-- Start Records supplied --

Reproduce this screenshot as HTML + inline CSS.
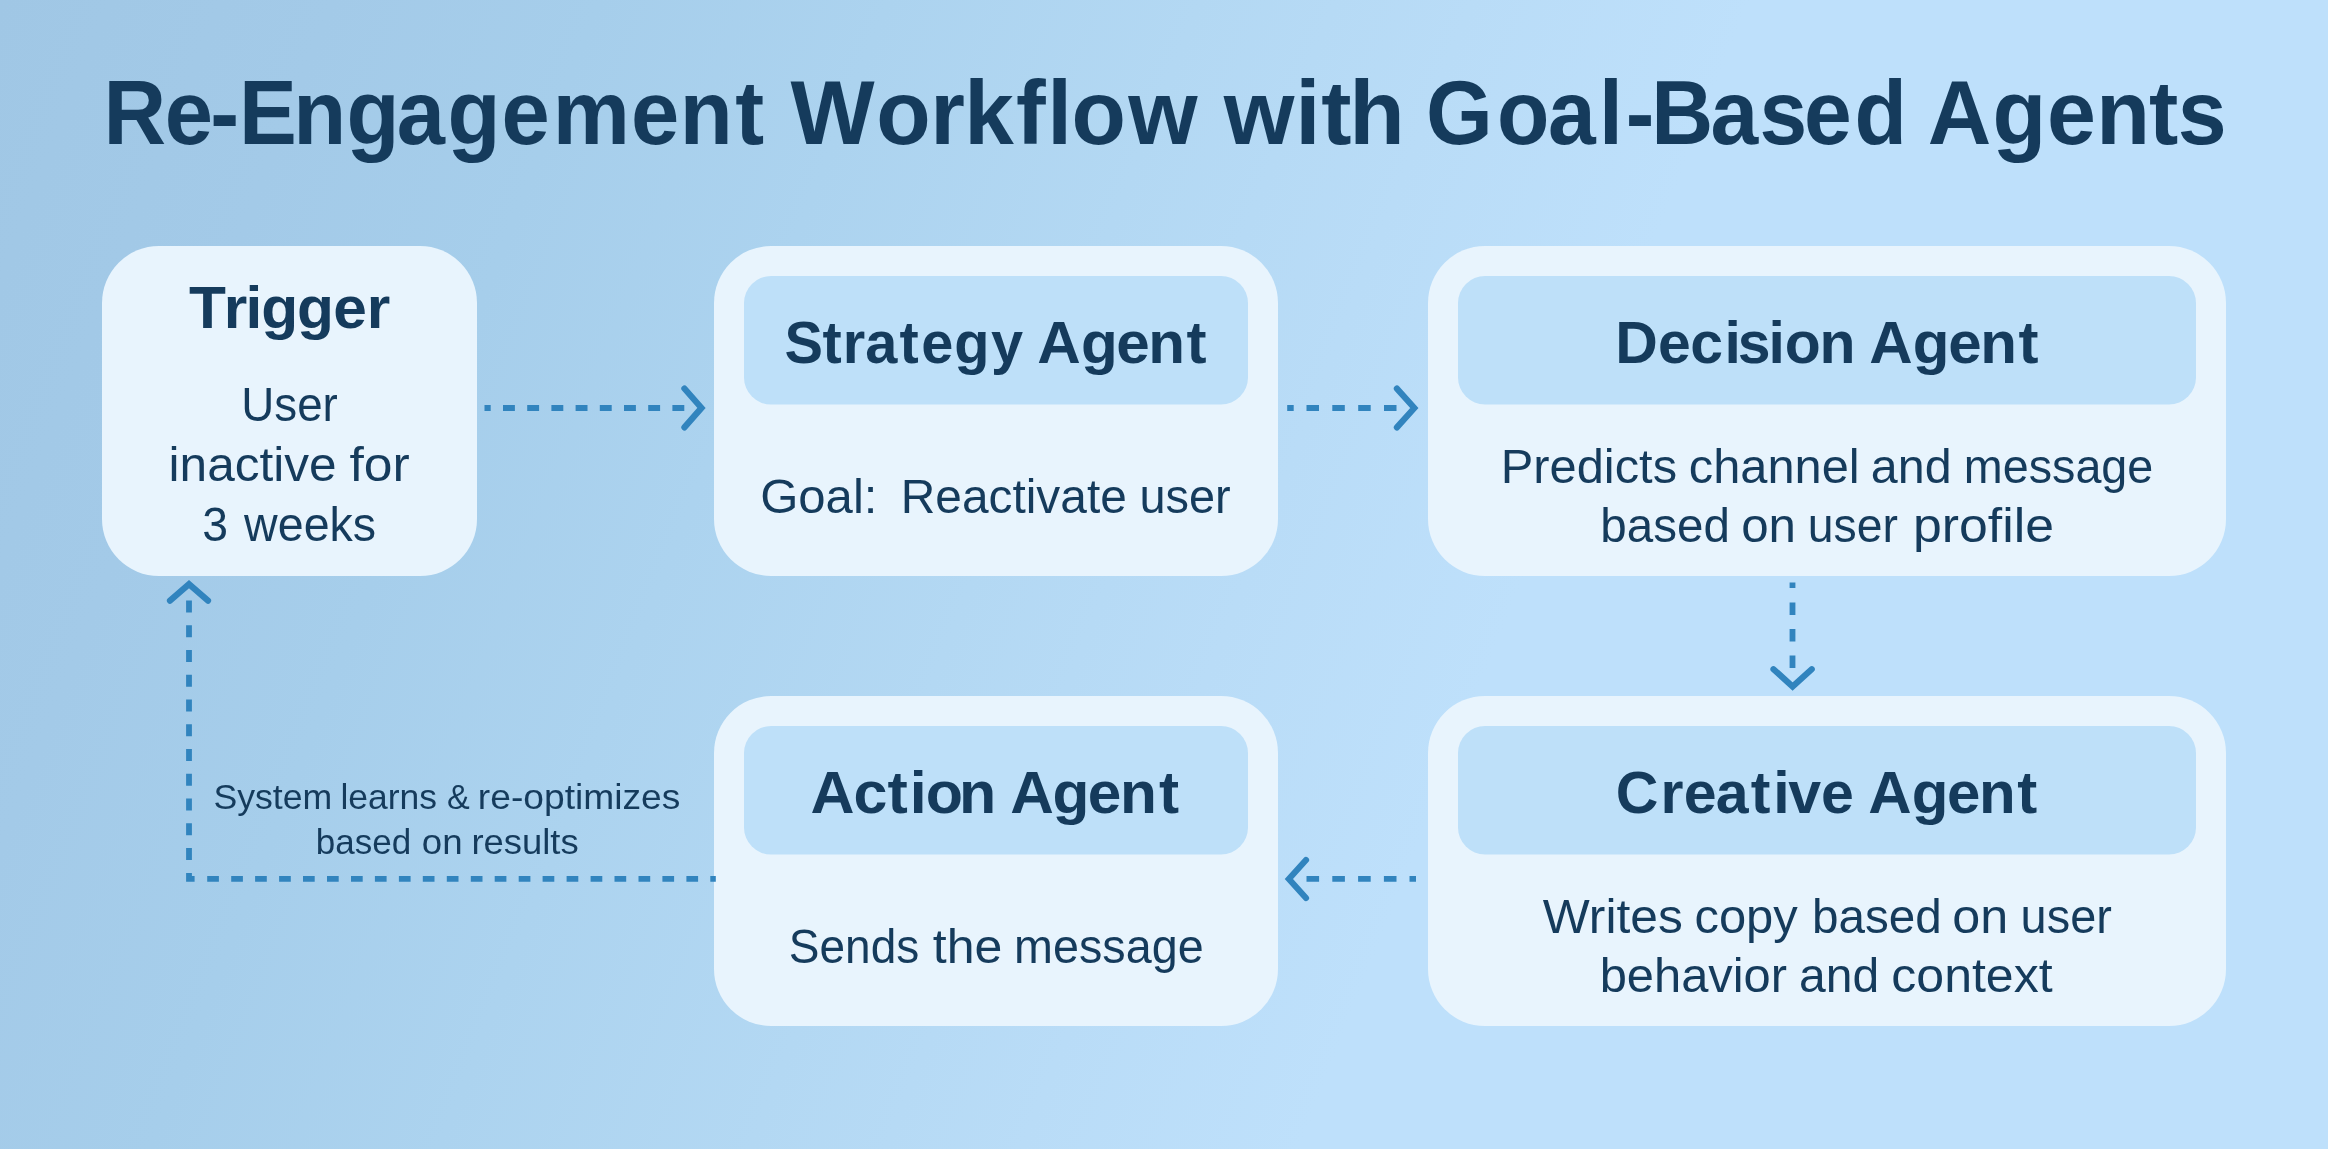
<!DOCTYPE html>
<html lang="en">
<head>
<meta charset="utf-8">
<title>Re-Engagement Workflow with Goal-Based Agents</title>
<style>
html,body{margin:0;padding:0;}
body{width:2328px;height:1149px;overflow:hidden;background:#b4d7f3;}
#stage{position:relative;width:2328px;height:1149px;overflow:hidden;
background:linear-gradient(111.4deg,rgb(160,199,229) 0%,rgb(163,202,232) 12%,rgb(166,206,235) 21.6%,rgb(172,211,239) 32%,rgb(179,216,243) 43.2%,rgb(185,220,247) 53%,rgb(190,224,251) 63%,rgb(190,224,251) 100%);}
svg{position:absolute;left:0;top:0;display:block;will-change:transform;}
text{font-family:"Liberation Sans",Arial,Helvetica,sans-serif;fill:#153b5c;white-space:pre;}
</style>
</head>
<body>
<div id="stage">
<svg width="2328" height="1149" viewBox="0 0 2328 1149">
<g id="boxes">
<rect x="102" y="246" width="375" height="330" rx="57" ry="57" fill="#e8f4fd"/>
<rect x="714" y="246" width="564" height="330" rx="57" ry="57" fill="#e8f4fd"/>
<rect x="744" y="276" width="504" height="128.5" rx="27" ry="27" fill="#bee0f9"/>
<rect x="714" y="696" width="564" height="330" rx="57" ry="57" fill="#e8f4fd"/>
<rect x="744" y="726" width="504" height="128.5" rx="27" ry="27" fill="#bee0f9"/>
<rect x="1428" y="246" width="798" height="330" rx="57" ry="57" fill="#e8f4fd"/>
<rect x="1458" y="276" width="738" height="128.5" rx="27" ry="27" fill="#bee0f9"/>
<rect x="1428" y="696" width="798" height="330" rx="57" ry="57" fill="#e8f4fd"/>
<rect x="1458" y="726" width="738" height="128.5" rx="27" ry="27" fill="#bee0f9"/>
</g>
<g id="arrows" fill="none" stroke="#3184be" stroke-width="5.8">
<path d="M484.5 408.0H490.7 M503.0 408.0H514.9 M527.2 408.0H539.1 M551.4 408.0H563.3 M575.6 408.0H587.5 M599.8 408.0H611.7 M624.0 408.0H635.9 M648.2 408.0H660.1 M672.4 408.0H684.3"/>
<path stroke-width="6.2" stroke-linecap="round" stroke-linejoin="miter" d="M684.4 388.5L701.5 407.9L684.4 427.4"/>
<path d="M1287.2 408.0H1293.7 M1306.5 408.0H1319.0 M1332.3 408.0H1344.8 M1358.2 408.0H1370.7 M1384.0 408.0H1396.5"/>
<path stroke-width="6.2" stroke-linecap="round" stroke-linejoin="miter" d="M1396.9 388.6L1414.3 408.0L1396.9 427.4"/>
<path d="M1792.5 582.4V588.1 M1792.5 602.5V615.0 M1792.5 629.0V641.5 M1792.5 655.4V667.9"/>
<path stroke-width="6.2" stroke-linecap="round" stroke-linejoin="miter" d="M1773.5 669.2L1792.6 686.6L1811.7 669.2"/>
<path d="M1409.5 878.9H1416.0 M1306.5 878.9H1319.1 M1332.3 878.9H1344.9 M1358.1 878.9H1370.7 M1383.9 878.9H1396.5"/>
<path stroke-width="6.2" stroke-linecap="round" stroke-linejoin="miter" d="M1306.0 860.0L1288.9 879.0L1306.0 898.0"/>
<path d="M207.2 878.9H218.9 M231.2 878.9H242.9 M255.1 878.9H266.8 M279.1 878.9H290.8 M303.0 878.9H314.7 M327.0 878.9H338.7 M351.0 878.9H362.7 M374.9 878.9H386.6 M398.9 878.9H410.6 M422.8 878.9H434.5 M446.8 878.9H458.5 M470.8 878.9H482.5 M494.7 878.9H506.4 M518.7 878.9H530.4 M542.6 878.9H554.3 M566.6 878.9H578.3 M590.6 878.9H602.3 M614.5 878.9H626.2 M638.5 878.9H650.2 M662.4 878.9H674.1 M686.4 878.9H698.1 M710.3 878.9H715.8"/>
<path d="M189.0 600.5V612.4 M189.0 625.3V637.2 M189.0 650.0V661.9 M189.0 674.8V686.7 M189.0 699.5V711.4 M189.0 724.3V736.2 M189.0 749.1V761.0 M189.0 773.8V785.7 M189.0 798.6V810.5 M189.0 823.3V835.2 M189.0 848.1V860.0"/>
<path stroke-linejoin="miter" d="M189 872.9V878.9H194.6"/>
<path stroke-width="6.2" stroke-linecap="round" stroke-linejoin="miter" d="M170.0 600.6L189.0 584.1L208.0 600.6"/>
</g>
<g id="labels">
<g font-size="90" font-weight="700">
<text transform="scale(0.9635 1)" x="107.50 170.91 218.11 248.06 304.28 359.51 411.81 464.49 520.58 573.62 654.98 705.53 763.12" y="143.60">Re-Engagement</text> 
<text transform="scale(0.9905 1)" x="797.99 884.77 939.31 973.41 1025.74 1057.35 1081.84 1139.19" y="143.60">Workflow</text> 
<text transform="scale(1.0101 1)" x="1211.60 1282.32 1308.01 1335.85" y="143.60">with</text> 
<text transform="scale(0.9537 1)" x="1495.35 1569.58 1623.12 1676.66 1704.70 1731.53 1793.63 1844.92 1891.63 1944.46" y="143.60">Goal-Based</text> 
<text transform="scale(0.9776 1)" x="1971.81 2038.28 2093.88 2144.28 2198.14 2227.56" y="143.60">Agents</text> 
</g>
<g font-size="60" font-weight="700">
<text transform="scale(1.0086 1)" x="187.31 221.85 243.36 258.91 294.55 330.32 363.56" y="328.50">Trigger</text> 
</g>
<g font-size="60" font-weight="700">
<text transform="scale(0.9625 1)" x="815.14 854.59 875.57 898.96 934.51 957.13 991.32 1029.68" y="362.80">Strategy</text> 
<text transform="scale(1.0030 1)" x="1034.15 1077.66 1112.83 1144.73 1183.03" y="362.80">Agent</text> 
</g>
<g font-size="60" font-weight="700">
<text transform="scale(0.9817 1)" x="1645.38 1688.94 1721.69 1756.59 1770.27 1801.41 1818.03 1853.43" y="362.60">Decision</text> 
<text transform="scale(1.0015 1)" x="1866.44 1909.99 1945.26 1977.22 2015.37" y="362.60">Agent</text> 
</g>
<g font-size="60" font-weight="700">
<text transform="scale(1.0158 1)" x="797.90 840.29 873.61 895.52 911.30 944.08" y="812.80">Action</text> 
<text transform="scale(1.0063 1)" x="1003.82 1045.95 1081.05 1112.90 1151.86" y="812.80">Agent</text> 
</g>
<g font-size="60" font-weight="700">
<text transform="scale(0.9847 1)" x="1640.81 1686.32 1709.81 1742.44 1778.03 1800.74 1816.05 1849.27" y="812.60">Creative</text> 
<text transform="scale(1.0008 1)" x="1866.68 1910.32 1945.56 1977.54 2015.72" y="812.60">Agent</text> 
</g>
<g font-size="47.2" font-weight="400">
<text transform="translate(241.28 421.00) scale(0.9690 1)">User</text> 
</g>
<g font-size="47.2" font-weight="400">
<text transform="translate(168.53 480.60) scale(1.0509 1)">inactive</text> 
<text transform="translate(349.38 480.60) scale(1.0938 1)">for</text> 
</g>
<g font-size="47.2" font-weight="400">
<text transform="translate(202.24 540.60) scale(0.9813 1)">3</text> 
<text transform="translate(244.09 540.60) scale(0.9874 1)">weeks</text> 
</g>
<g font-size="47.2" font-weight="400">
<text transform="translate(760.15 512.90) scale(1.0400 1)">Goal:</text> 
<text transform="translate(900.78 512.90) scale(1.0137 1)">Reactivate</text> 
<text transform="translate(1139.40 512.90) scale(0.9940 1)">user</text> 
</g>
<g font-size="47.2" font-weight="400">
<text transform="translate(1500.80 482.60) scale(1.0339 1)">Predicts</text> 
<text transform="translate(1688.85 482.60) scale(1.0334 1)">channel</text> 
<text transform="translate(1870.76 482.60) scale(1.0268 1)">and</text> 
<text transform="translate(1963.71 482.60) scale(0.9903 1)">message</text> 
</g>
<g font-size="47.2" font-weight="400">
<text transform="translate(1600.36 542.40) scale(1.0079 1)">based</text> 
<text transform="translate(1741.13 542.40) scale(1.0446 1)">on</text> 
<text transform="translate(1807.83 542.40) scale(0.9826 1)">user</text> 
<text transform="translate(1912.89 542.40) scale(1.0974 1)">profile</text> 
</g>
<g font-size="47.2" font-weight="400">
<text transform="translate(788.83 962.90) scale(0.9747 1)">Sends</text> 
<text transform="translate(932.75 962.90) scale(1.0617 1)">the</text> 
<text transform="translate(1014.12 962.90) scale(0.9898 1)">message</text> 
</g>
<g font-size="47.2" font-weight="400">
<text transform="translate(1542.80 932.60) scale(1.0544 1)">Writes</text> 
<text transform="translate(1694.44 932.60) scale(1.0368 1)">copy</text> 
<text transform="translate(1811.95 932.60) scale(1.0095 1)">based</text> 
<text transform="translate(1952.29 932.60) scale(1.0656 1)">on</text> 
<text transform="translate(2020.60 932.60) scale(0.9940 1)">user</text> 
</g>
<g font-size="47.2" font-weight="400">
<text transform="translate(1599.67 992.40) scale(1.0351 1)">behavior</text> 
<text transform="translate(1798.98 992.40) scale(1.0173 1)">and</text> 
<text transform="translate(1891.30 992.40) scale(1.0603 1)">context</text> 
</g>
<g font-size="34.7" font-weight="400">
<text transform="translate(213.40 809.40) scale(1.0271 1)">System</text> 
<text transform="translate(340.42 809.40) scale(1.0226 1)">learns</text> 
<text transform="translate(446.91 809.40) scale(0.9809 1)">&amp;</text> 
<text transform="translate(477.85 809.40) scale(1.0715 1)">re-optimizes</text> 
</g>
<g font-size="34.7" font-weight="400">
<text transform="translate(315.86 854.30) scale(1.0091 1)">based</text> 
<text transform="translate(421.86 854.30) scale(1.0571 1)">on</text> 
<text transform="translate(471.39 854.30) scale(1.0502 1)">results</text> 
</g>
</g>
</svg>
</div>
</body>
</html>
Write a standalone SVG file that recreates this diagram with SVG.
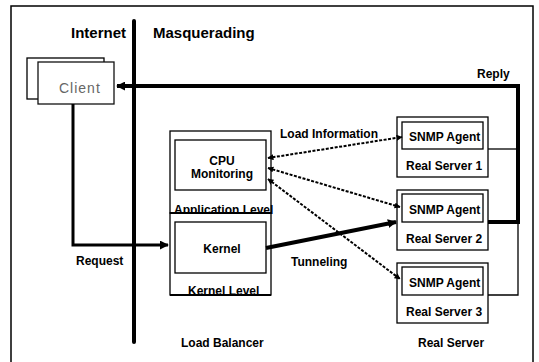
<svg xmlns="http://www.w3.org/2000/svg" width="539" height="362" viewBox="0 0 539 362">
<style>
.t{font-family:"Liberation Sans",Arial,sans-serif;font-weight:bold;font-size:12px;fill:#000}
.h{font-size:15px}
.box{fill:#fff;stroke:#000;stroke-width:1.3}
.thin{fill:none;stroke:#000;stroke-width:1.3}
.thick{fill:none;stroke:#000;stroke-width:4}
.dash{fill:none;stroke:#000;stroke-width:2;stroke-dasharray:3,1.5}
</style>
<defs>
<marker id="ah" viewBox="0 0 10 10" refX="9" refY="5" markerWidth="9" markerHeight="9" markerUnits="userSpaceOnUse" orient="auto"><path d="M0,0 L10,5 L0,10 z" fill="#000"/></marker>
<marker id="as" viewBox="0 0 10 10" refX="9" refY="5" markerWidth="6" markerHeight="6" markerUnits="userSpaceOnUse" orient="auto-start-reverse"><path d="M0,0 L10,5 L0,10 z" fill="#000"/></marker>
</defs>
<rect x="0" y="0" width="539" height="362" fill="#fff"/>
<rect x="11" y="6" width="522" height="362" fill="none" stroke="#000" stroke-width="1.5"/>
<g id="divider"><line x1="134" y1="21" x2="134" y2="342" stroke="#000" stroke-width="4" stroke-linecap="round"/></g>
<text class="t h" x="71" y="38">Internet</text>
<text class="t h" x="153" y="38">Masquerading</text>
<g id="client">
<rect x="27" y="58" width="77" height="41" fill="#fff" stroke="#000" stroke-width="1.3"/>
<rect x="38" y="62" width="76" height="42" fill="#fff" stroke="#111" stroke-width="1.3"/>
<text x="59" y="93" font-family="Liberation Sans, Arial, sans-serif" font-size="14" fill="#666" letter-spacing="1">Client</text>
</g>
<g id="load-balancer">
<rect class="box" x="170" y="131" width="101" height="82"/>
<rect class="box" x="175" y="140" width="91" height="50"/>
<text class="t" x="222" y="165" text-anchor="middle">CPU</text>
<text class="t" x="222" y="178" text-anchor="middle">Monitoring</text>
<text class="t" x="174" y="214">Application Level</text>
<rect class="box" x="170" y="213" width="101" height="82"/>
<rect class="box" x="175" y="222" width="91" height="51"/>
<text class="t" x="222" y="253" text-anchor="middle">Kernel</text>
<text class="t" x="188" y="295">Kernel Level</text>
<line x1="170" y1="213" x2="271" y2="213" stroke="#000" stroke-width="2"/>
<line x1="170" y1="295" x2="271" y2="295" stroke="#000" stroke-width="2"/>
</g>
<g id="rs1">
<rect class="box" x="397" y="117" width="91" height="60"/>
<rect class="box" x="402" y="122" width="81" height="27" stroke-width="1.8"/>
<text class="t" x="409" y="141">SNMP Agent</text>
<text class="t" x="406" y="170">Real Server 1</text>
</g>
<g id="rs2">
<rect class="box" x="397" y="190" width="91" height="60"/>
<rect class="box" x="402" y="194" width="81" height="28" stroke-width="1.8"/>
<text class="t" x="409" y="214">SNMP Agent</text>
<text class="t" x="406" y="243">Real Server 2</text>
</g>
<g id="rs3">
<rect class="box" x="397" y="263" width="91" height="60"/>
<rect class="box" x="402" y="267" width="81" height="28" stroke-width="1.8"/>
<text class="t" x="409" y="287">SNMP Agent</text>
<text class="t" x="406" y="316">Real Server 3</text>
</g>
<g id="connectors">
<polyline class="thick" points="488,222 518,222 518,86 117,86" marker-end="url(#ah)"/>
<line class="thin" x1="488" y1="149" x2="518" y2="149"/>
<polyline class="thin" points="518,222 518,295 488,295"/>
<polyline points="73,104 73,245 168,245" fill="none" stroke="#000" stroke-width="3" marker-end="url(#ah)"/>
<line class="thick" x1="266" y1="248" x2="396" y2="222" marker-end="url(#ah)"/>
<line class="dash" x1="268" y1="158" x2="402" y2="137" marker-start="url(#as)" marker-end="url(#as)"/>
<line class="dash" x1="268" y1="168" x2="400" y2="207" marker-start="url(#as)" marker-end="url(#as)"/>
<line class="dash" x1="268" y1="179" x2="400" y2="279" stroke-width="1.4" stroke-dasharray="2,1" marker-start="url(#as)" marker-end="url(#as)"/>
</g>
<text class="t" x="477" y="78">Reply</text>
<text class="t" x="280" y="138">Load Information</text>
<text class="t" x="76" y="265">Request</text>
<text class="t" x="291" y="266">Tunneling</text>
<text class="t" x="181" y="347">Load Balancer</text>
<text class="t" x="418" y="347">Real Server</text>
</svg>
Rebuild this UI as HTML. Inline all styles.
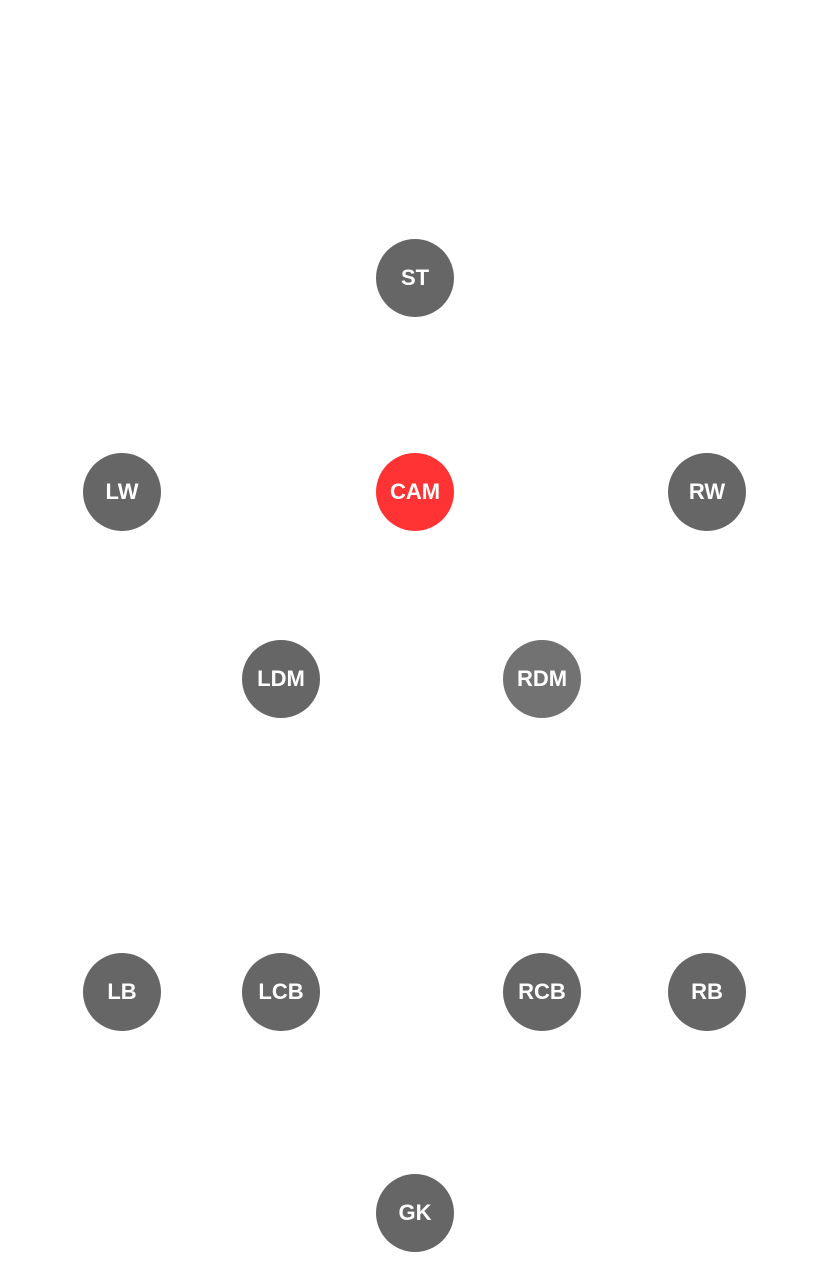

-- End Records supplied --

* **Problem requirements**:
What is the number of lines in the data above that include the word "this"? Answer with that number only.

* **Task output**:
3